FIRE RAISING: Man jailed for starting fire in historic Catholic church

church fire
The Archdiocese of Glasgow said St Simon’s was a “much-loved” parish church.

By William Corless

A man has been jailed for more than five years for starting a fire at a historic church in Partick.

Ryan Haggerty admitted setting St Simon’s in Partick alight in July 2021, leaving it almost completely destroyed.

The 26-year-old was seen coming from the direction of the church with soot on his hands and face.

Haggerty, who has a previous conviction for wilful fire-raising, admitted the crime and was sentenced to five years and three months in prison.

The fire severely damaged the church and an adjoining house where an elderly nun lived.

Sister Mary Ross, 79, lived in the presbytery next door and was awoken by the blaze.

She managed to escape and was helped by fire crews, but collapsed at one stage on seeing the destruction caused.

Prosecutors said the fire was to the danger of the sister’s life. Residents of nearby flats and student accommodation were also evacuated.

People who lived with Haggerty at a homeless unit close to the scene were on the street and saw him coming from the direction of the church with what looked like soot on his hands and face.

The court heard that when they challenged him he denied involvement but later stated: “You all think I started that fire, don’t you? Don’t grass me in.”

Ryan Haggerty

Haggerty, who lived in homeless accommodation nearby, had a long-standing drug addiction at the time, his lawyer said. Picture by Spindrift

The High Court in Glasgow heard it would take “several millions” of pounds to restore the 19th Century building, which is the third oldest Catholic church in the city.

The church had close links with the local Polish community dating back to World War Two.

Only external walls remain and civil engineering work continues almost a year after the blaze.

Prosecutor Eilidh Robertson said: “Ryan Haggerty deliberately set fire to St Simon’s.

“Due to the almost complete destruction of the building, little can be ascertained precisely how it started and where the seat of the fire was.”

However, investigators believed it was sparked in the main chapel area with no evidence of any accelerant being used.

Miss Robertson said it took no more than 10 minutes from the blaze being ignited to it then engulfing the building.

St Simon's after the fire
Only the shell of the building remained after the fire

She added: “The fire was well developed and visible from several miles away.  It was obvious the church was not salvageable.”

Euan Dow, defending, told the hearing that Haggerty had a long-standing drug addiction at the time and had little recollection of the incident.

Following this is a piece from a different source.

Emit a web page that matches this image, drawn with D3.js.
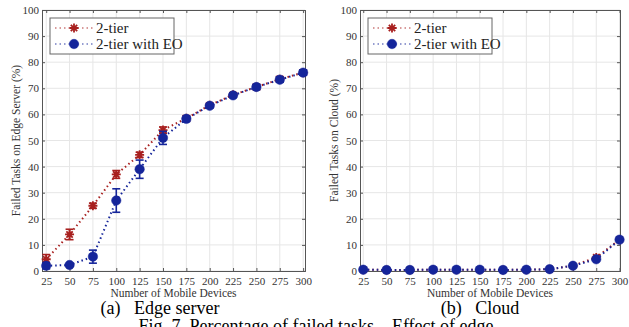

He added: “Mr Haggerty did not expect anyone to be in the vicinity to be put in danger and is mortified at the impact it had on Sister Ross who was uninjured but it was a highly distressing incident.

“He expresses his remorse and shame for his conduct and he shows no ill will or grudge towards the Catholic Church and recognises the significant financial impact of his actions.”

Life at risk

Judge Lord Mulholland told Haggerty: “The church you set fire to was clearly an integral place of worship for people who needed it most.

“If it is able to be rebuilt it would cost millions.

“You put the life of a 79-year-old nun who was sleeping there at risk and it is fortunate you are not facing the crime of murder.

“You are no stranger to wilful fire raising but this conduct is a serious escalation.

“I consider that an extended sentence is appropriate.”

Haggerty will be supervised for five years on his release.